Financial stocks soared more than any other group in the months following the presidential election on expectations that the president would loosen bank regulations. Now the market’s most sophisticated participants are divided as to whether the strength can continue.
On one hand, hedge funds have largely thrown in the towel. They hold financials the most underweight out of any sector, relative to the Russell 3000. On the other hand, large-cap mutual fund portfolios have financial firms as their second-most overweight industry, compared to the benchmark.
The resulting allocation discrepancy for financial stocks is one of the widest out of any industry group, according to data compiled by Goldman Sachs.
As they wait to see who is correct, hedge funds and their mutual fund counterparts are doubling down, at least judging by allocation changes made during the first quarter. Both groups boosted their relative over/underweightings, exhibiting increased conviction, Goldman data show.

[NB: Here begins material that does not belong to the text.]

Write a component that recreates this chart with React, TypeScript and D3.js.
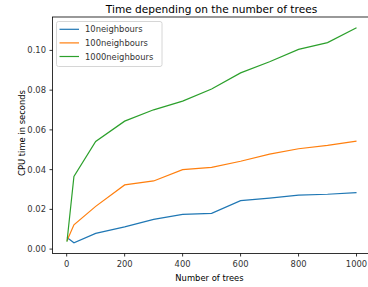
import React from "react";
import * as d3 from "d3";

const trees = [1, 25, 100, 200, 300, 400, 500, 600, 700, 800, 900, 1000];
const n10 = [0.0058, 0.0032, 0.0079, 0.0112, 0.015, 0.0175, 0.018, 0.0244, 0.0257, 0.0272, 0.0276, 0.0284];
const n100 = [0.0042, 0.0122, 0.0215, 0.0323, 0.0343, 0.04, 0.0411, 0.0442, 0.0478, 0.0505, 0.0522, 0.0543];
const n1000 = [0.0037, 0.0366, 0.0542, 0.0644, 0.0701, 0.0745, 0.0806, 0.0887, 0.0943, 0.1005, 0.1039, 0.1114];
const seriesNames = ["10neighbours", "100neighbours", "1000neighbours"];
const colors = ["#1f77b4", "#ff7f0e", "#2ca02c"];
const xTicks = [0, 200, 400, 600, 800, 1000];
const yTicks = [0, 0.02, 0.04, 0.06, 0.08, 0.1];

export default function App() {
  const width = 368;
  const height = 287;
  const left = 52.5;
  const top = 17;
  const bottom = 253.5;
  const right = 371;
  const font = "DejaVu Sans, sans-serif";
  const fs = 8.4;

  const x = d3.scaleLinear().domain([-48.95, 1049.95]).range([left, right]);
  const y = d3.scaleLinear().domain([-0.00221, 0.11681]).range([bottom, top]);

  const all = [n10, n100, n1000];
  const line = d3
    .line<number>()
    .x((_, i) => x(trees[i]))
    .y((d) => y(d));

  return (
    <svg
      width={width}
      height={height}
      style={{ position: "absolute", left: 0, top: 0, background: "#fff" }}
    >
      <text x={211.5} y={12.5} textAnchor="middle" fontFamily={font} fontSize={10.6} fill="#000">
        Time depending on the number of trees
      </text>
      {all.map((s, k) => (
        <path key={k} d={line(s) || ""} fill="none" stroke={colors[k]} strokeWidth={1.2} />
      ))}
      <rect x={left} y={top} width={right - left} height={bottom - top} fill="none" stroke="#000" strokeWidth={0.8} />
      {xTicks.map((t) => (
        <g key={t}>
          <line x1={x(t)} x2={x(t)} y1={bottom} y2={bottom + 3} stroke="#000" strokeWidth={0.8} />
          <text x={x(t)} y={bottom + 13.5} textAnchor="middle" fontFamily={font} fontSize={fs} fill="#333">
            {t}
          </text>
        </g>
      ))}
      {yTicks.map((t) => (
        <g key={t}>
          <line x1={left - 3} x2={left} y1={y(t)} y2={y(t)} stroke="#000" strokeWidth={0.8} />
          <text x={left - 6.5} y={y(t) + 3} textAnchor="end" fontFamily={font} fontSize={fs} fill="#333">
            {t.toFixed(2)}
          </text>
        </g>
      ))}
      <text x={209.5} y={281} textAnchor="middle" fontFamily={font} fontSize={fs} fill="#000">
        Number of trees
      </text>
      <text
        transform={`translate(${24.5},${133}) rotate(-90)`}
        textAnchor="middle"
        fontFamily={font}
        fontSize={fs}
        fill="#000"
      >
        CPU time in seconds
      </text>
      <rect x={56.5} y={21.5} width={105.5} height={45} rx={2} fill="#fff" fillOpacity={0.8} stroke="#ccc" strokeWidth={0.8} />
      {seriesNames.map((name, k) => (
        <g key={name}>
          <line x1={59.5} x2={79} y1={29.3 + k * 13.6} y2={29.3 + k * 13.6} stroke={colors[k]} strokeWidth={1.2} />
          <text x={85} y={29.3 + k * 13.6 + 3} fontFamily={font} fontSize={fs} fill="#333">
            {name}
          </text>
        </g>
      ))}
    </svg>
  );
}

Still, not every area of the stock market is so contentious among the different “smart money” groups. Both hedge funds and mutual funds agree that tech stocks are where it’s at. Large-cap mutual funds have about one-quarter of their allocation devoted to the group, while growth funds have 37% earmarked for tech, according to Goldman data.
Generally speaking, a great deal of current trading sentiment is rooted in earnings growth, and future profit forecasts mirror the level of investor conviction. Tech companies in the S&P 500 are projected to see earnings expand by 18.9% in 2017, the most out of any industry in the benchmark, ex-energy.
Forecasts for financials, while strong, are a bit more tempered. The group is expected to grow profits by 12.1% this year, right in line with the S&P 500, data compiled by Bloomberg show.